Forms are not useful for working with collaborators on a document. For collaboration, Grist has always had other ways to work on data: tables, cards, card lists, custom widgets, with many features around them (linking, filtering, etc). Those are only available to people the document is shared with. If you were hoping to use forms in a way limited to your collaborators, that’s a misunderstanding. For that, use the Card widget. It would be a reasonable feature request to extend Forms to this use case (because Forms UI has some advantages over Cards), and has come up before. Perhaps this is what caused the confusion.
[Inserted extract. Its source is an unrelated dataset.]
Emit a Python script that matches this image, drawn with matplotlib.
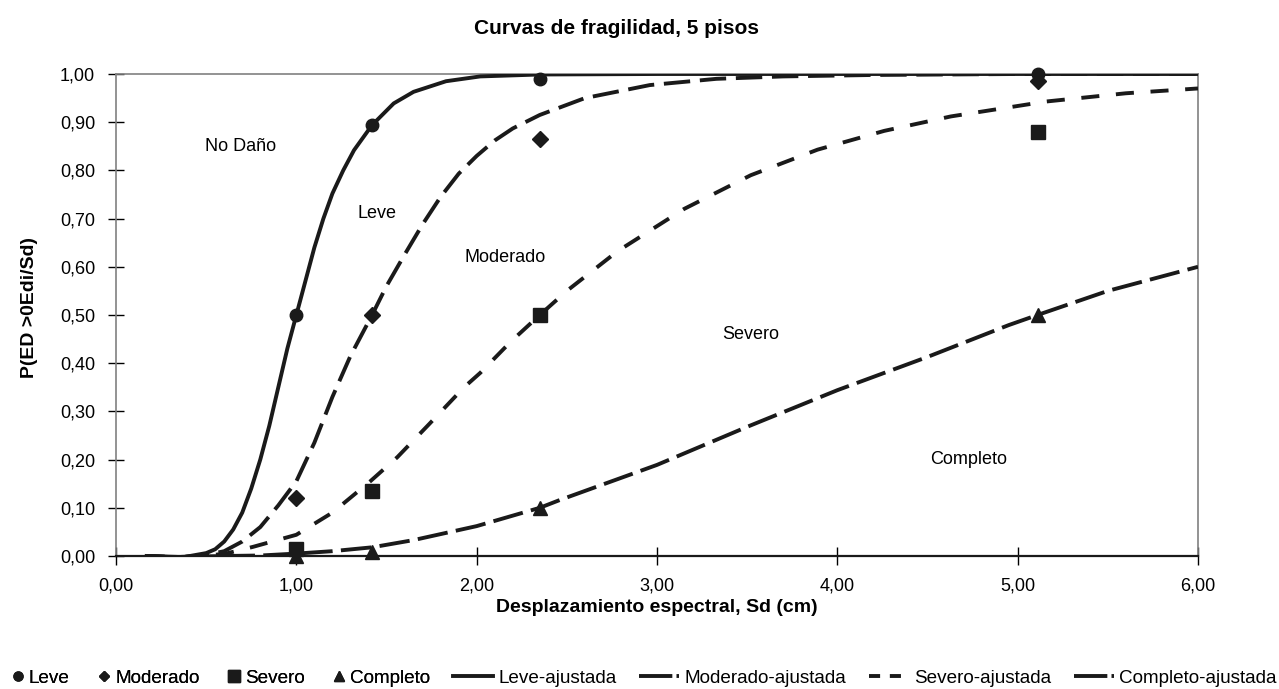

Publishing a form intentionally makes it public, regardless of access rules. This way you don’t have to share your document widely (e.g. make it public with link-sharing) if all you want is to have a public form that flows into it.

This allows forms to be used like other form builders out there, e.g. Google Forms. You can compare behavior to other such products. Once a form is published, you can share the link with anyone. They’d be able to fill in the form and submit, and you’ll see a new record in your table. You can unpublish the form as well, and the link will stop working.

The forms functionality does not give any other permissions.

Any attack via forms (e.g. making any other change to a document, accessing document data, etc) would be a vulnerability. If you find any wrong behavior, please do report it, with enough details to reproduce the issue, as we take such things seriously.